I picked up some speed descending into Rogers and leaned the bike gracefully into the sweeping turns over Pilot Mountain and into Pilot. It was a beautiful day, with the sun in my eyes and all manner of birds, squirrels, and chipmunks seemingly wanting to play dodge-ball with me. Once, on a country highway in West Virginia, a squirrel in front of me started to react, I thought he would zag so I zigged, and he zigged instead, and I nailed him. I was depressed about it the rest of the afternoon.

But it’s the bigger critters that are a concern. Dogs. Deer. Especially deer. They’re big, unpredictable, and not as soft and cuddly as we’d like. I know too many people who have hit them, with unhappy results.

It’s a bit like Russian Roulette out there; you never know which chamber will have a bullet in it, or in this case, which bend may have an obstruction. I always wear protective gear: jacket, padded pants, gloves, and a full-face helmet. This stuff really works (Ask me how I know.), but it only goes so far, depending upon the specific accident.
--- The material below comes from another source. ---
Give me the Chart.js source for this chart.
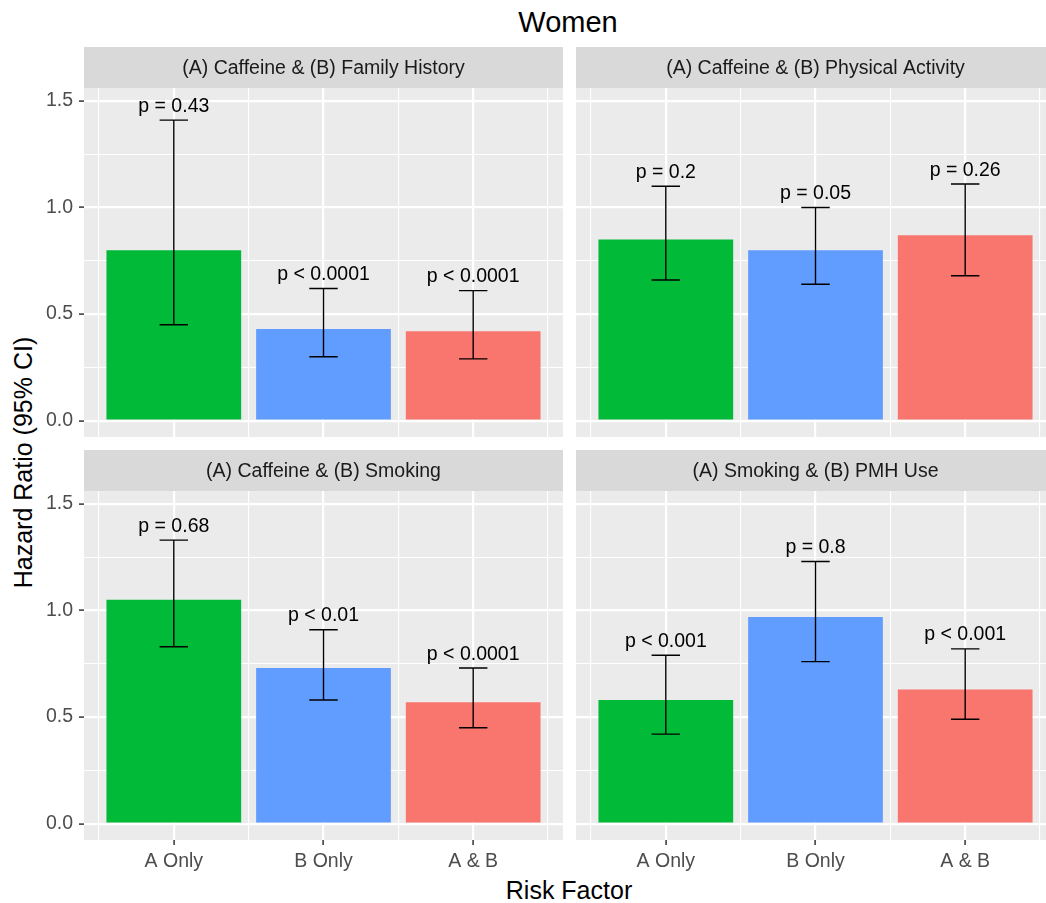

I reached the outskirts of Floyd and turned right towards town, probably only a few miles west from where my friend died on US 221. He made a mistake, a terrible, tragic mistake, that cost him his life. According the news article, he was behind a string of cars inching along the highway, with a farm tractor ahead. My friend decided that with everyone moving so slowly, he could easily pass them all, even though it was a double-yellow zone. And I’m sure he would have been fine… except the tractor turned left, right in front of him. He died on the scene.

I rode past the only traffic light in Floyd, where 18 months earlier a pedestrian was killed crossing the street, and continued southwest on US-221.

I had ridden a longer ride the day before, and with chores to do, I headed home on Alum Ridge Road, a wonderfully scenic and curvy affair that leads back to Riner.

I’m sure everyone who has ever driven a car or ridden a motorcycle has made a mistake or two (or dozens or hundreds). Here’s my worst. My wife and I were touring on a borrowed motorcycle in Ireland, the same model I was riding today, for a few days after a rally. Our daughter was a teenager, elsewhere at a horse camp on the island. Traffic was busy on the two-lane highway. I wanted to pass a slower car. The road markings aren’t the same as ours, and I thought I was in a legal passing zone. I moved right to pass (remember, they drive on the left), and faced a panel truck speeding towards me in the other lane. I hit the brakes and dove back behind the car, just in time. I nearly had a coronary, had nightmares for months. I don’t think my wife had any idea how close we’d come to disaster.

So imagine this scene if I’d not been able to get back into our lane. My wife and I would both have surely died. The borrowed motorcycle would have been destroyed. Our daughter would presumably have been informed days later as authorities figured out who we were and that she was elsewhere on the island, far from home, and now an orphan. Not good.

Alum Ridge is a beautiful place, with vast views to the south over bucolic farm fields and low, forested mountain. I turned left on SR-8 and approaching the Little River Bridge, saw a deer munching greens beside the road. He spooked as I rode by and leapt down the embankment.

I arrived home, another safe and thrilling ride on my amazing motorcycle through heavenly countryside.